Multipath transmission for the Internet—that is, allowing users to send some of their packets along one path and others along different paths—is an elegant solution still looking for the right problem.
The most obvious benefit of multipath transmission is greater reliability. For example, I’d like my phone to use WiFi when it can, but seamlessly switch to cellular when needed, without disrupting my flow of data. In general, the only way to create a reliable network out of unreliable components is through redundancy, and multipath transmission is an obvious solution.
The second benefit of multipath transmission is that it gives an extra degree of flexibility in sharing the network. Just as packet switching removed the artificial constraints imposed by splitting links into circuits, so too multipath removes the artificial constraints imposed by ‘splitting’ the network’s total capacity into separate links (see the accompanying figure).
Flexibility comes with dangers. By building the Internet with packet switching, we no longer had the control over congestion that circuit switching provides (crude though it may be), and this led in 1988 to Internet congestion collapse. Van Jacobson3 realized there needed to be a new system for controlling congestion, and he had the remarkable insight that it could be achieved by end systems on their own. The Internet has been using his transmission control protocol (TCP) largely unchanged until recently.
The flexibility offered by multipath transport also brings dangers. The claim of the following paper is that, once we do away with the crude control of “each flow may use only one path,” there should be some new control put in place—and, in fact, the proper control can be achieved by end systems on their own. That is to say, if multipath is packet switching 2.0, then it needs TCP 2.0.
Internet congestion collapse in 1988 was a powerful motivator for the quick deployment of Jacobson’s TCP. There is not yet a killer problem for which multipath congestion control is the only good solution.

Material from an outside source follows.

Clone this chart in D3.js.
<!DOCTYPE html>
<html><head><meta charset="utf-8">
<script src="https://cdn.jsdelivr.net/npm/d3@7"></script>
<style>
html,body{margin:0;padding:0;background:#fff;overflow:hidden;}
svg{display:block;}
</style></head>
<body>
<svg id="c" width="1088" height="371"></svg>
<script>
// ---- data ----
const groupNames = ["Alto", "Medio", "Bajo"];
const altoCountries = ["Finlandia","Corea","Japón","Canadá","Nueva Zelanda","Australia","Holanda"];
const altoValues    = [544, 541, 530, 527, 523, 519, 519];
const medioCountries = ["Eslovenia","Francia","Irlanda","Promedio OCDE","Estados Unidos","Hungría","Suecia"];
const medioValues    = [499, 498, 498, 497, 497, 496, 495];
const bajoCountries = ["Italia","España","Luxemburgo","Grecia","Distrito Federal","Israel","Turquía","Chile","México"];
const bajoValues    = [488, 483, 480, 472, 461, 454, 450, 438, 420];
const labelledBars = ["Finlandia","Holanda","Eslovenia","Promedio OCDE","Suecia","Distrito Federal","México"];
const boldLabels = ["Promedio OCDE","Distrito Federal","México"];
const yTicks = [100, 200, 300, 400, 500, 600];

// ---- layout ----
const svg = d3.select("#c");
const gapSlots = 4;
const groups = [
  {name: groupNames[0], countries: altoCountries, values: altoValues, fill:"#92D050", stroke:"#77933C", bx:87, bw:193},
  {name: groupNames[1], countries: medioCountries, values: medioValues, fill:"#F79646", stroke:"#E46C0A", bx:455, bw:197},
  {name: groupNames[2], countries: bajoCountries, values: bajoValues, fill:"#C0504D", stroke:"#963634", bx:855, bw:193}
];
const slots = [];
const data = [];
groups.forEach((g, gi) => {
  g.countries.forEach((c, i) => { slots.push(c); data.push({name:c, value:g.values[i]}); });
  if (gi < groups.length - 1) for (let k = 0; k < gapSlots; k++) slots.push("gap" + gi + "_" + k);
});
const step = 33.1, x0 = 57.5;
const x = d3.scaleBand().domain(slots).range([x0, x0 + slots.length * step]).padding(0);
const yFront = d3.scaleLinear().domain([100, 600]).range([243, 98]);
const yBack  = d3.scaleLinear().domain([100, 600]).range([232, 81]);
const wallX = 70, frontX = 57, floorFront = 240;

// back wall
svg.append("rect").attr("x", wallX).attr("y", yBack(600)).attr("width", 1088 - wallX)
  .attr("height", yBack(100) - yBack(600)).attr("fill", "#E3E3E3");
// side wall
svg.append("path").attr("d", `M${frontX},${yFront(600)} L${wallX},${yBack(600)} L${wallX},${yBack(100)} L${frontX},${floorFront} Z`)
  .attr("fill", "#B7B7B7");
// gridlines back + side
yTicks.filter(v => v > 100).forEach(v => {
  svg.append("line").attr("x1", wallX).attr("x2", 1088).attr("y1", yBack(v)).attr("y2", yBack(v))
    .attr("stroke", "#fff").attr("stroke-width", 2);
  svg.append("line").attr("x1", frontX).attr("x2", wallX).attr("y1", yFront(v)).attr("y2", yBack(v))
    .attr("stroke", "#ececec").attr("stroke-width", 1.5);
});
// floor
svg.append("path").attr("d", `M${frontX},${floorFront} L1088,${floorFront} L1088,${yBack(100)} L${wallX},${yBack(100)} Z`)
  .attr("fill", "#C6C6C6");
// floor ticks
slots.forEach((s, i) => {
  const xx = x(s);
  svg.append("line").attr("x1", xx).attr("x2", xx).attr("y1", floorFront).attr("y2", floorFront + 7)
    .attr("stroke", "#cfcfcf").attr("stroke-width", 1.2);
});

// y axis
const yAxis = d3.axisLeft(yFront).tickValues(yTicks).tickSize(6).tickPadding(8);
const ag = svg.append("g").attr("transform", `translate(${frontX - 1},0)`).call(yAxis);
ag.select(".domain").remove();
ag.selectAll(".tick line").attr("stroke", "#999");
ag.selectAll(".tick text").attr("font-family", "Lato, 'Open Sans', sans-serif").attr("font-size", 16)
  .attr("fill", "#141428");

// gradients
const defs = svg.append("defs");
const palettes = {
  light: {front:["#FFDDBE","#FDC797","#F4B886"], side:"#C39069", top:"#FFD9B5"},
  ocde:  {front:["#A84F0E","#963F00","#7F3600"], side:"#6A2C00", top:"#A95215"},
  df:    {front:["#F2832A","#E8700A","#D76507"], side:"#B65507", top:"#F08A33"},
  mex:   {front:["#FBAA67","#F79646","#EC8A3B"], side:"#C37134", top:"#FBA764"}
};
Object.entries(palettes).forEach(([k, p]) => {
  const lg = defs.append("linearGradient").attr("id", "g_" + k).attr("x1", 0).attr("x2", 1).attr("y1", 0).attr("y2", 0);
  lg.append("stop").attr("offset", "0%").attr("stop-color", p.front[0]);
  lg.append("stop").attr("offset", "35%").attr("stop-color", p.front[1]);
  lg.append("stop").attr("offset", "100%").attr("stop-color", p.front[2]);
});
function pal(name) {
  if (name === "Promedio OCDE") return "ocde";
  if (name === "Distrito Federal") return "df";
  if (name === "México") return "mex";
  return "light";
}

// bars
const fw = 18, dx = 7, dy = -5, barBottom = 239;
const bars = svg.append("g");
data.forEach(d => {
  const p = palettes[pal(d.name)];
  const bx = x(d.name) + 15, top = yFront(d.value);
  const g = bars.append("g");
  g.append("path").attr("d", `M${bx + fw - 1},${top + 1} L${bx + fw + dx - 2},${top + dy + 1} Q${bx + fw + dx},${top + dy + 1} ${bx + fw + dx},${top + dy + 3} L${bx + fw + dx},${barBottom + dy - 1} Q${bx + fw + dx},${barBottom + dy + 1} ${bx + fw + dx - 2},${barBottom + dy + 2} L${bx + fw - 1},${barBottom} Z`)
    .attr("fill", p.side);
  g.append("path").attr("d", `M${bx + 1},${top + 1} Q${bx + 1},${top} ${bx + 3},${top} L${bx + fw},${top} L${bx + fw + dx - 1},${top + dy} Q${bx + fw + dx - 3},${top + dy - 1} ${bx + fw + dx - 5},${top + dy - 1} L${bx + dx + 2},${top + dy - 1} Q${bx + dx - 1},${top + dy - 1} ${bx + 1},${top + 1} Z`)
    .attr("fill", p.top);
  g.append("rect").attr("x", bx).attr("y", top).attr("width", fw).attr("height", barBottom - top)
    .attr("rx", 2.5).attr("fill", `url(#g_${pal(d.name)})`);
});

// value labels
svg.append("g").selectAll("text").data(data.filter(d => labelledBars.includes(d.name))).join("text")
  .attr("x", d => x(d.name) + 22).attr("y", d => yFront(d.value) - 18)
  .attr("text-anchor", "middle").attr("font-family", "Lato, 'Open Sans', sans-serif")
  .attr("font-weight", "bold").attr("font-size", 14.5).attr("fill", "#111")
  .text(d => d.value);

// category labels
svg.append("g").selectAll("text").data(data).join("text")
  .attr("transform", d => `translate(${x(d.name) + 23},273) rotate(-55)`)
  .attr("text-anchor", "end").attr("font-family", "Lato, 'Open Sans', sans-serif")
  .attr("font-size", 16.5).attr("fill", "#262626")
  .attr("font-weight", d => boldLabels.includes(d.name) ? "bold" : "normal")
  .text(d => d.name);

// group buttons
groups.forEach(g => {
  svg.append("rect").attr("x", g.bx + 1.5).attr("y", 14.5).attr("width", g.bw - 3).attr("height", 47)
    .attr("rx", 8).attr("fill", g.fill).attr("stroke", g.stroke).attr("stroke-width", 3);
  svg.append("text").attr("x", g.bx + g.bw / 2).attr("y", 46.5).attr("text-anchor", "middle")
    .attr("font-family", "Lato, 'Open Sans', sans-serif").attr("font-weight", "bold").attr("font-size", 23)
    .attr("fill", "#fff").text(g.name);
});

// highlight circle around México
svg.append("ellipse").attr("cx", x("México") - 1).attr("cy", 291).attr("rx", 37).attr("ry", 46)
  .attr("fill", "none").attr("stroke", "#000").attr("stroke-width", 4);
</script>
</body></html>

Perhaps we will be unlucky enough to find one. (It has been shown1 that simple greedy route choice by end users, combined with intelligent routing by network operators, can in theory lead to arbitrarily inefficient outcomes, but this has not been seen in practice.)
Lacking a killer problem, the authors present four vignettes that illustrate the inefficiency and unfairness of a naïve approach to multipath, and that showcase the benefit of clever multipath congestion control.

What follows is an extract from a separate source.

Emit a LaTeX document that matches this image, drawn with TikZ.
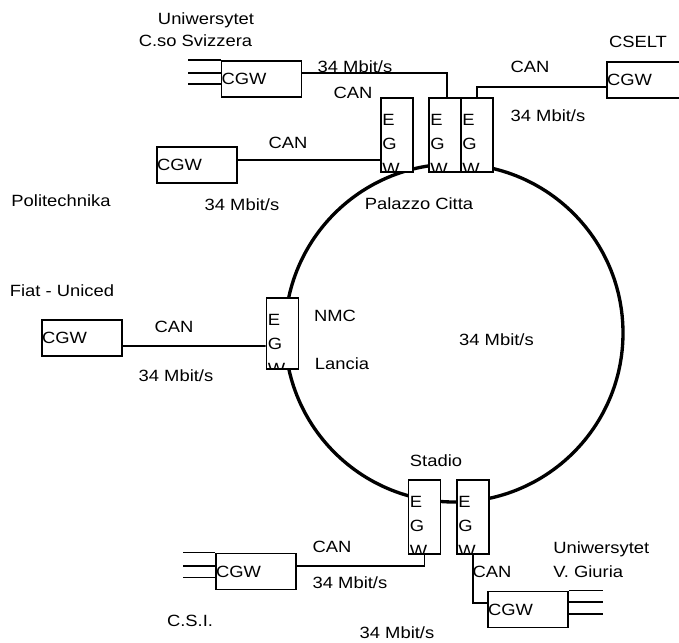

The niggling problems of naïve approaches to multipath could probably all be mitigated by special-case fixes such as “only use paths whose round trip times are within a factor of two of each other” or “no flow may use more than four paths at a time,” perhaps enforced by deep packet inspection. So, in effect, the authors present a choice between a single clean control architecture for multipath transmission, and a series of special-case fixes.
The naïve approach to multipath, as studied in this paper, is to simply run separate TCP congestion control on each path. The clever alternative is to couple the congestion control on different paths, with the overall effect of shifting traffic away from more-congested paths onto less-congested paths; two research groups2,4 have independently devised an appropriate form of coupling. This is the approach under exploration in the mptcp working group at the IETF, although with some concessions to graceful coexistence with existing TCP.
The differences between the two sorts of congestion control show up both in the overall throughput of the network, and also in how the network’s capacity is allocated. The authors use the framework of social welfare utility maximization to address both metrics in a unified way. This framework has been mainstream in theoretical research on congestion control for the past decade. But it is not mainstream in systems work, where more intuitive metrics such as average throughput and Jain’s fairness index hold sway, along with views like “Congestion is only a problem at access links, and if I’ve paid for two connections then I ought to be able to use two TCP flows.” These differences in language and culture have meant that the paper’s conclusions have not become systems orthodoxy.
Now that multipath transport protocols are a hot topic in the network systems community, it is a good time to highlight this work, and to translate its conclusions into practical answers about systems such as data centers and multihomed mobile devices. The authors only address congestion control and path selection for an idealized model of moderately long-lived flows. There are still important questions to answer, such as: When is a flow long enough to make it worth opening a new path? When is a path so bad it should be closed?